ERROR: StackOverflowError:
Stacktrace:
      [1] push!(a::AwkwardArray.RecordArray{(:Muon_phi, :Muon_pt, :Muon_eta), Tuple{…}, :default}, iter::UnROOT.LazyEvent)
        @ Base ./array.jl:1186
      [2] append!
        @ AwkwardArray ~/.julia/dev/AwkwardArray/src/AwkwardArray.jl:150 [inlined]
--- the last 2 lines are repeated 52332 more times ---
 [104667] push!(a::AwkwardArray.RecordArray{(:Muon_phi, :Muon_pt, :Muon_eta), Tuple{…}, :default}, iter::UnROOT.LazyEvent)
        @ Base ./array.jl:1186
 [104668] from_iter(input::LazyTree with 3 branches:
Muon_phi, Muon_pt, Muon_eta
)
        @ AwkwardArray ~/.julia/dev/AwkwardArray/src/AwkwardArray.jl:2358
Some type information was truncated.

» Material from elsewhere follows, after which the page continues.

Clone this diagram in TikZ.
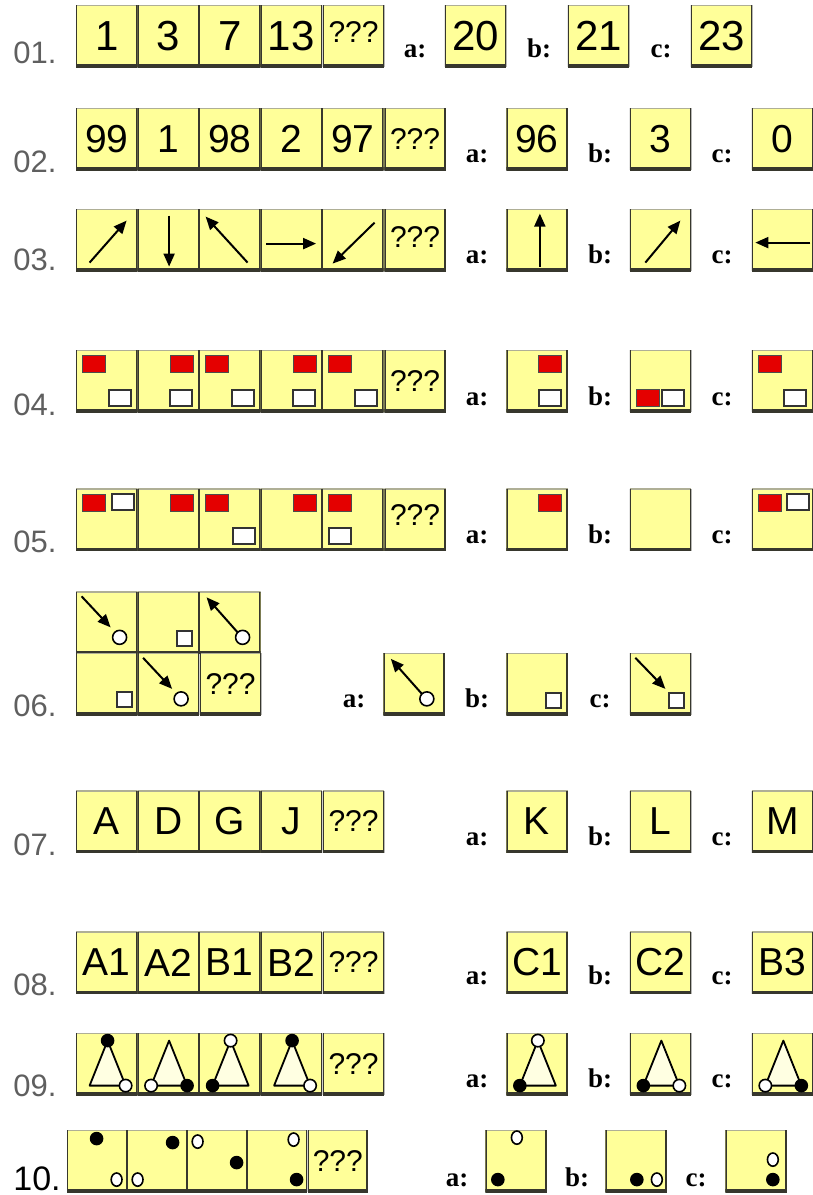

Use `show(err)` to see complete types.

to me it all just means that:

What I really want to do here is to tell AwkwardArray:

Moelf commented 1 year ago

A possible implementation is to define

# need a better name
AwkwardArray.akconvert(x) = x #default no-op

and then define from_iter to something like:

function from_iter(input)
    ItemType = eltype(input)
    AwkwardType = layout_for(ItemType)
    out = AwkwardType()
    for item in input
        push!(out, Awkward.akconvert(item))
    end
    out
end

and the user-facing interface/contract for custom type is: if you have a custom type, you need to specialize two functions:

  1. AwkwardArray.layout_for(::Type{MyType}) which must return a type that is (eventually) recognized by Awkward
  2. AwkwardArray.akconvert(x::MyType) which must convert to the same type as returned by 1
jpivarski commented 1 year ago

I'm open to any such changes, even if they change the interface. Nothing is firmly established yet.